● STATED TASK:
Copy the lines of the data below exactly, starting at the first and stopping after the line that contains "plt.rcParams['font.family'] = ['Liberation"; include no pictures.

● DATA SUPPLIED:
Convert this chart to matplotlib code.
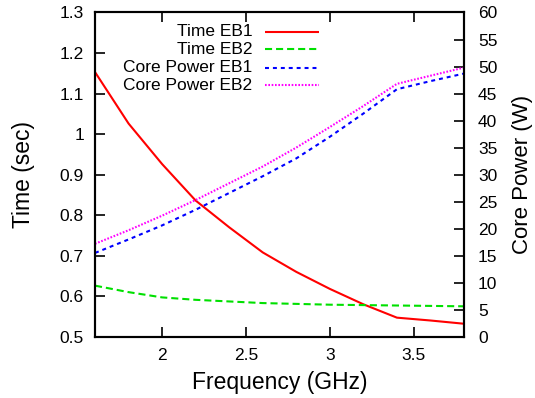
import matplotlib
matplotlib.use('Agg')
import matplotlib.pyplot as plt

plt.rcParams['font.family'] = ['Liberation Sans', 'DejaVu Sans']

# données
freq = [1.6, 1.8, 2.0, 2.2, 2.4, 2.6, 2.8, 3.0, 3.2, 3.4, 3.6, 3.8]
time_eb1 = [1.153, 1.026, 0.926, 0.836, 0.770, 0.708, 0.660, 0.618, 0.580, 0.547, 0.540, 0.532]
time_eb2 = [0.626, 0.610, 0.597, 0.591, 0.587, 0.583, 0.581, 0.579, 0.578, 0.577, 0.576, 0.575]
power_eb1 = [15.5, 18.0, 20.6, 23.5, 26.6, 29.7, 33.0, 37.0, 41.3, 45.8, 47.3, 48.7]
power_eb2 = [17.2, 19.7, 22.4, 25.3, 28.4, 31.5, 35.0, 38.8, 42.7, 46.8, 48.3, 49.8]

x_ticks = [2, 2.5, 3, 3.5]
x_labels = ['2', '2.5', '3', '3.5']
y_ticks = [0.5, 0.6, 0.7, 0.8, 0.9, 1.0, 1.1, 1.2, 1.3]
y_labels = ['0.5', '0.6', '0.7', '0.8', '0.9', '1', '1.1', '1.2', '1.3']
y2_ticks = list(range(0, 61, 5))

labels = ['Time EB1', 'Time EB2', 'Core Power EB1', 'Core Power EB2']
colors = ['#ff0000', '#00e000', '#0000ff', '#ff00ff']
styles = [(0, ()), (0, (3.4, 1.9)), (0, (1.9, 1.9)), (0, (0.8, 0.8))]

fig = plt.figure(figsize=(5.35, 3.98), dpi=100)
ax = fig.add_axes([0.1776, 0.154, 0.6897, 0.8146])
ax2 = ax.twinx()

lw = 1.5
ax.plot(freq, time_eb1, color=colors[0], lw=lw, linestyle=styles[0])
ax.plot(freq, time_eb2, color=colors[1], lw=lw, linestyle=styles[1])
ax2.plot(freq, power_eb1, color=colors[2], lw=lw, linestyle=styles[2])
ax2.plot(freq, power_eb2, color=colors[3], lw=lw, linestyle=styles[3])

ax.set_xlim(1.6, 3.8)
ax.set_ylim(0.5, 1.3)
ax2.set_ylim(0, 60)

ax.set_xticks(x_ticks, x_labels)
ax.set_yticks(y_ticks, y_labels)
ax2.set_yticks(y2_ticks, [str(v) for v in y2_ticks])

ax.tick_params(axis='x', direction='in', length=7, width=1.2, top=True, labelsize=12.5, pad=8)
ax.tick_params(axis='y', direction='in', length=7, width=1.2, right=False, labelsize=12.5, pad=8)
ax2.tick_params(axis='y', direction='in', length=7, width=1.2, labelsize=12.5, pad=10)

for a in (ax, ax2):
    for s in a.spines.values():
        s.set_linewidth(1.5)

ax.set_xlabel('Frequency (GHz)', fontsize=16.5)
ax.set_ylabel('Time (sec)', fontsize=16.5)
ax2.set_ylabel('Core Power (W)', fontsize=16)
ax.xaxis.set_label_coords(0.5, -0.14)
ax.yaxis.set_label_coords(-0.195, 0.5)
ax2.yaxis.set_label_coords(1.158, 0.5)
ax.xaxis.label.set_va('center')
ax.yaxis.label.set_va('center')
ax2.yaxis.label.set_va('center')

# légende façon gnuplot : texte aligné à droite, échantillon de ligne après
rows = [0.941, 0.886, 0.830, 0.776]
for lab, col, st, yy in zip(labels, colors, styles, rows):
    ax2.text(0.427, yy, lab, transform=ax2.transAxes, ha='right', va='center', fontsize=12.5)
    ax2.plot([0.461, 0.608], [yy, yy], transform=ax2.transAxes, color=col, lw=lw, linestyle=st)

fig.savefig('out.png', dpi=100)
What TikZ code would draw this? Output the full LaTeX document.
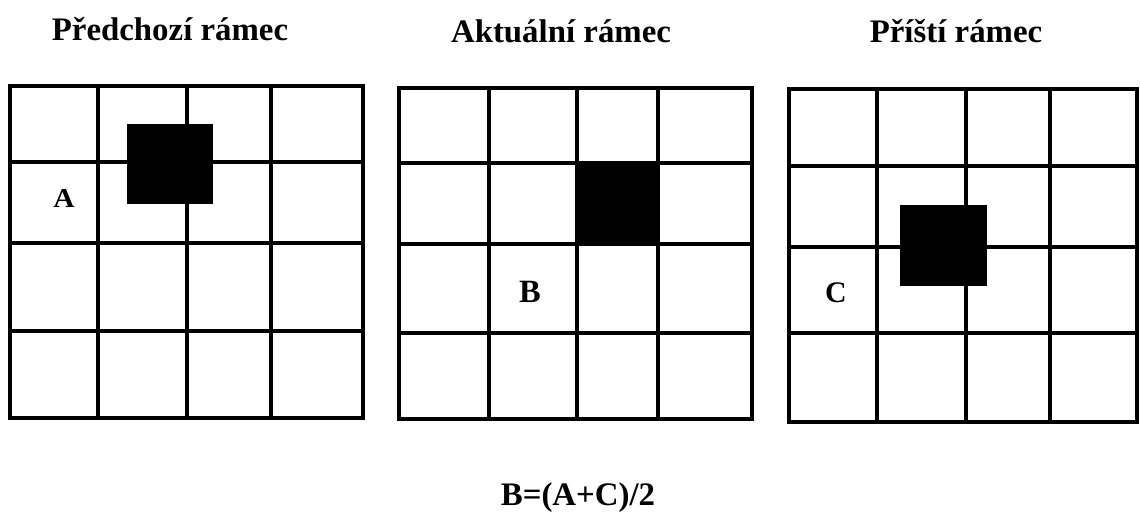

● ANSWER TO THIS EXERCISE:
Convert this chart to matplotlib code.
import matplotlib
matplotlib.use('Agg')
import matplotlib.pyplot as plt

plt.rcParams['font.family'] = ['Liberation Sans', 'DejaVu Sans']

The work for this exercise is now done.